◆ Do this:
Leave out all pictures. Return exactly the lines from the top of the material through the line containing "ax.bar(x, porcentajes, width=0.28, color=colores, zorder=2)".

****************

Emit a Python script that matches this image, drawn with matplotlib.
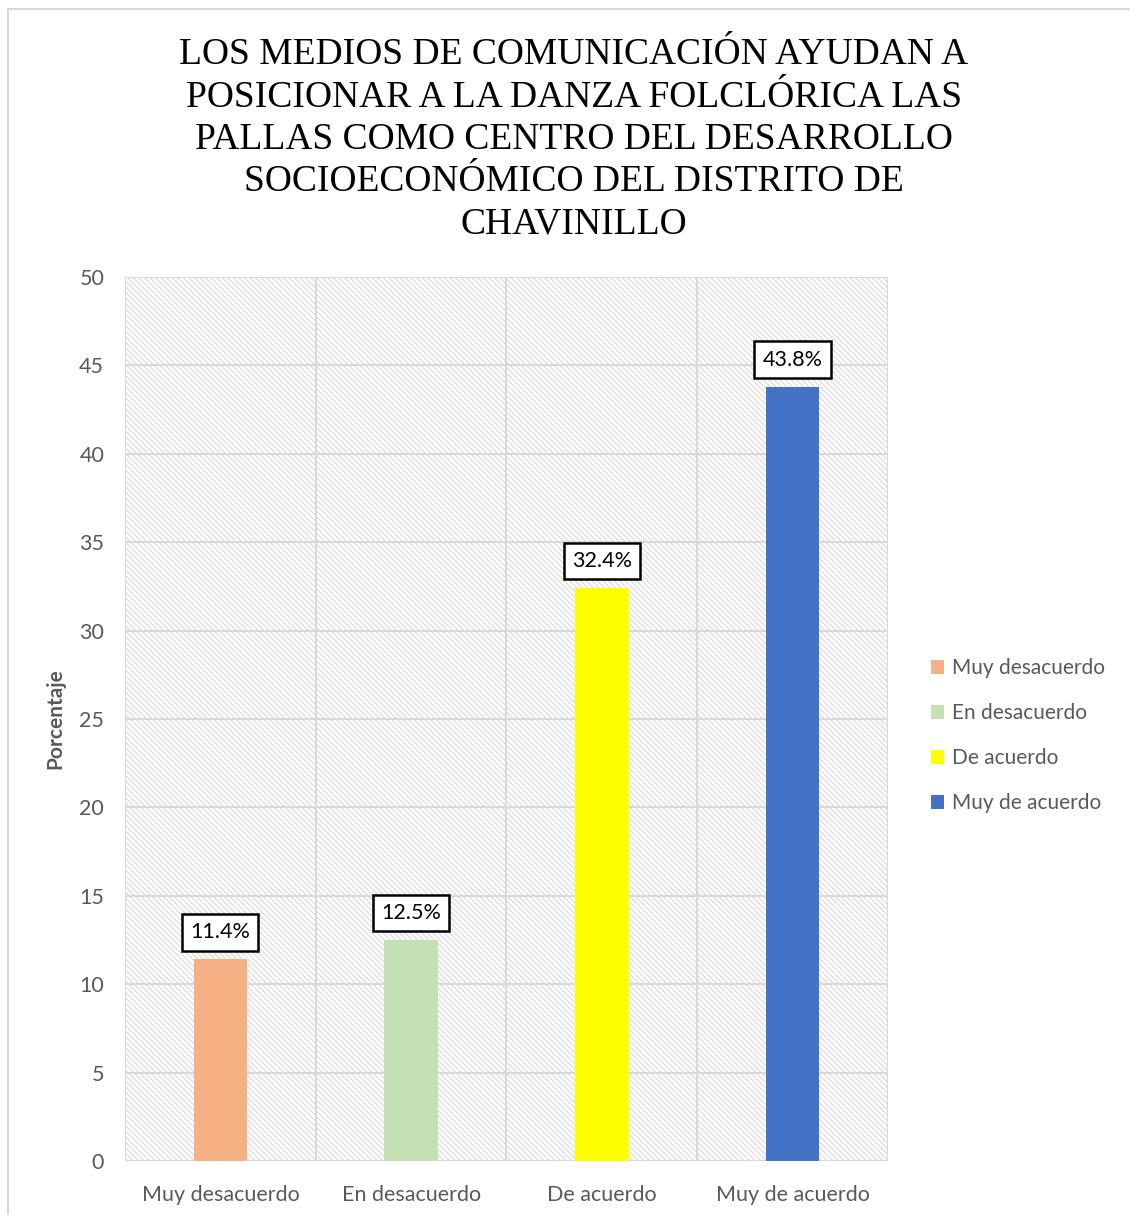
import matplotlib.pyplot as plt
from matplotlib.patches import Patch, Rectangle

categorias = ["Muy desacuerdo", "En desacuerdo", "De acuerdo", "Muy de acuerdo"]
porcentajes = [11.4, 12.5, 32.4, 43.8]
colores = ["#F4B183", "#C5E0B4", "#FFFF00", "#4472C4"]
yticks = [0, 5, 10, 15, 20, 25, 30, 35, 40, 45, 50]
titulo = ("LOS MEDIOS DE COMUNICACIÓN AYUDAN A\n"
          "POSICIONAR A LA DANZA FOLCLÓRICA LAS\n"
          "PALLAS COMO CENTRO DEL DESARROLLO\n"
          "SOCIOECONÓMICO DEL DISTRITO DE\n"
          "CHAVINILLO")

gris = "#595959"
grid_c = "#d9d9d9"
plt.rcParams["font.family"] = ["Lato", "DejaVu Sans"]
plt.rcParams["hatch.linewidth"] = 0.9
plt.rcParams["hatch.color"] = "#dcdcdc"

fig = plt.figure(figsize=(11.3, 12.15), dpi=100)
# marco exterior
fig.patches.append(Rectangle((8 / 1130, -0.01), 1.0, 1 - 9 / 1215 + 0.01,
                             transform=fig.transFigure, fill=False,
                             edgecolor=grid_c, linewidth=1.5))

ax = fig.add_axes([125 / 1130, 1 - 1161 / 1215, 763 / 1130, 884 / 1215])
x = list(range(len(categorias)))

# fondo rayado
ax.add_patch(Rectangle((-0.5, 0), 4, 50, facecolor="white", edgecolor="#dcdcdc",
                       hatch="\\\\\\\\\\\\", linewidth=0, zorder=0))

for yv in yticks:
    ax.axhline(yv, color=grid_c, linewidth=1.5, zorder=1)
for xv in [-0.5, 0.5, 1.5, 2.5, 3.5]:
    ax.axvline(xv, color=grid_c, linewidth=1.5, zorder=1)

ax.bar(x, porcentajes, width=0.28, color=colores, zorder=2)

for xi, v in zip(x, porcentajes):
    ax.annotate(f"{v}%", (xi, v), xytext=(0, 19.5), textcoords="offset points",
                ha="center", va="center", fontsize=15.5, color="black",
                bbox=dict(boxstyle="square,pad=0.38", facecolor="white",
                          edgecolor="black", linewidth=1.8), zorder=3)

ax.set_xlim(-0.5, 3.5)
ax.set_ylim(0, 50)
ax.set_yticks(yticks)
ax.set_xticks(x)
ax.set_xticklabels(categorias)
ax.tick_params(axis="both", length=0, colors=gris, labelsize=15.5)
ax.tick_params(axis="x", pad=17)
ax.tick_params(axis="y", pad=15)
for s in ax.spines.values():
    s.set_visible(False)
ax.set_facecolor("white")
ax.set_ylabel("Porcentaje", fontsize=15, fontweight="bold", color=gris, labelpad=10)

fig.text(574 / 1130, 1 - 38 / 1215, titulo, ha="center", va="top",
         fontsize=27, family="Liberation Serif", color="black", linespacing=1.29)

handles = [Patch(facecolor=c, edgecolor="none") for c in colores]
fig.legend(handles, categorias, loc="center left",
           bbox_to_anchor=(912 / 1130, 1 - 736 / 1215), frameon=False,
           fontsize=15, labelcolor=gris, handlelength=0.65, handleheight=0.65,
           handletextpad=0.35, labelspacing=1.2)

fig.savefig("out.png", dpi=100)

****************

◆ Result:
Emit a Python script that matches this image, drawn with matplotlib.
import matplotlib.pyplot as plt
from matplotlib.patches import Patch, Rectangle

categorias = ["Muy desacuerdo", "En desacuerdo", "De acuerdo", "Muy de acuerdo"]
porcentajes = [11.4, 12.5, 32.4, 43.8]
colores = ["#F4B183", "#C5E0B4", "#FFFF00", "#4472C4"]
yticks = [0, 5, 10, 15, 20, 25, 30, 35, 40, 45, 50]
titulo = ("LOS MEDIOS DE COMUNICACIÓN AYUDAN A\n"
          "POSICIONAR A LA DANZA FOLCLÓRICA LAS\n"
          "PALLAS COMO CENTRO DEL DESARROLLO\n"
          "SOCIOECONÓMICO DEL DISTRITO DE\n"
          "CHAVINILLO")

gris = "#595959"
grid_c = "#d9d9d9"
plt.rcParams["font.family"] = ["Lato", "DejaVu Sans"]
plt.rcParams["hatch.linewidth"] = 0.9
plt.rcParams["hatch.color"] = "#dcdcdc"

fig = plt.figure(figsize=(11.3, 12.15), dpi=100)
# marco exterior
fig.patches.append(Rectangle((8 / 1130, -0.01), 1.0, 1 - 9 / 1215 + 0.01,
                             transform=fig.transFigure, fill=False,
                             edgecolor=grid_c, linewidth=1.5))

ax = fig.add_axes([125 / 1130, 1 - 1161 / 1215, 763 / 1130, 884 / 1215])
x = list(range(len(categorias)))

# fondo rayado
ax.add_patch(Rectangle((-0.5, 0), 4, 50, facecolor="white", edgecolor="#dcdcdc",
                       hatch="\\\\\\\\\\\\", linewidth=0, zorder=0))

for yv in yticks:
    ax.axhline(yv, color=grid_c, linewidth=1.5, zorder=1)
for xv in [-0.5, 0.5, 1.5, 2.5, 3.5]:
    ax.axvline(xv, color=grid_c, linewidth=1.5, zorder=1)

ax.bar(x, porcentajes, width=0.28, color=colores, zorder=2)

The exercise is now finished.